According to a 2012 Pew research study, Millennial women (18-30 year olds) say that technology, music, pop culture and clothing define them.
Not so for 25-year-old Melanie Knippen, a passionate fan of public libraries. To prove it, she wrote "The Place Made From Many Trees," as an homage to the Indian Trails Library District.
The Place Made From Many TreesNearly every Saturday,
my mom and I walked
from the underground garage
through the glass doors
leading to my second home
Free to roam the rows,
I explored a forest of books;
pine green, sky blue, berry red,
bark brown, sunlight yellow
The ground sprouted orange carpet
shelves grew different heights,
released intoxicating scents,
paper and ink at varying degrees
of age and wear
Where there was a collection
of people and places and things
rooted in binding spines
that overflowed with so much to know
I sat down with stacks of books
always peeking to find
when they were last cracked,
the cover's index card stamped
with the chronicles of "Date Due"
I wondered how each fit in
its temporary home
and who read it?
and did they like it?
and would I like it too?
Leafing through each paper adventure
I enjoyed textures,
yellow inky pages of "chapter-books"
dog-eared and pulpy papered,
worn thin by fingerprints
and the subtle oil of so many hands
turning so many pages
My Library Card was a ticket
to the entire world
I learned about anything I didn't know:
Ancient Egypt, space, voodoo,
deep sea life, ghosts, and Nancy Drew
I made rounds around Dewey's Decimal System
found solace in the order of letters and numbers,
and the retrieval of what I was looking for
in its designated place
After escaping for awhile
it would be time to check out
the Librarian's warm smile
I always took her advice
Every night at home,
my mom would read me stories
from our treasured finds;
she would pick out thin, wide books
to read, with heavy themes
that always drew tears from her eyes,
and "Why are you crying?" from my lips
She would reply, "It's so sad"
or "They're tears of joy";
back then, I couldn't fathom how words
could do such a thing,
but I would always hug her
and ask her to read it again,
the following night
Still I can be found there,
piling up stacks, adding to the tree
growing in my head
each leaf a book,
a thought, an image
When I stir the branches,
a scattering of stories
are set free in a pungent breeze,
carrying that wistful Library scent
"My memories of going to Indian Trails weekly with my mom until I was 18 stand out," says Knippen. "I'm introverted and shy. The library opened a path to the world for me and libraries continue to influence me," she adds, which is how her poem came to be written.

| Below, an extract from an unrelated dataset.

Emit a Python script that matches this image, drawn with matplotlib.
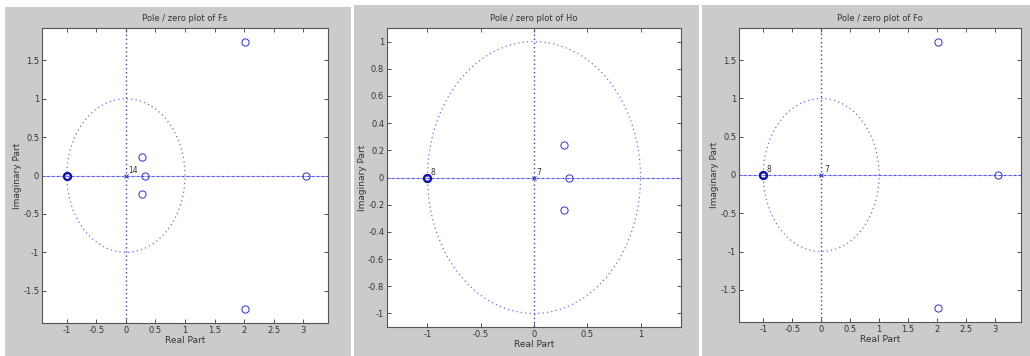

Asked by her Harper College instructor Anne Davidovicz to compose a poem based on a favorite childhood memory, Knippen didn't have to think twice. "My poem articulates my belief that libraries are refuges for solitude, comfort and escape." She's fascinated by contrast: "readers sit in total silence while their brains fire off thoughts, absorb and collect ideas."
Her poetry has been featured in the Harper College literary magazine, "Point of View," and she was recently awarded the Vivian Stewart Award for her poem "My Mother's Malignancy," and the Point of View Award for her poem "The Minotaur in the Labyrinth."
A fan of poets Sylvia Plath, Mary Oliver and Diane Wakoski, Knippen's early Indian Trails memories impact the vocational path she's chosen as well; she traded a potential career in art psychotherapy for that of poet and literature teacher because she wants to share her passion.
"Technology is not genuine," she says. "We don't value face-to-face experiences. I hope my poetry can help people express their emotions." Toward that end, she will pursue an MFA, amass teaching skills and use her original compositions to illustrate "the broken sense of things."
"Melanie read her poem at a summer concert the library hosted," says Susan Dennison, head of Communications Services. "My first impression was 'Wow, this young woman is very articulate and composed.' As I began to listen to her poem, I realized her words voice the feelings many people have about libraries. We knew we wanted to share Melanie's work with the community."
Knippen's poem will be on display at the Indian Trails Library District, 355 Schoenbeck Rd., Wheeling, beginning in October.
The Indian Trails Library District serves 67,000 residents in Wheeling, Buffalo Grove and Prospect Heights by providing programs, services and resources that enrich and engage the community.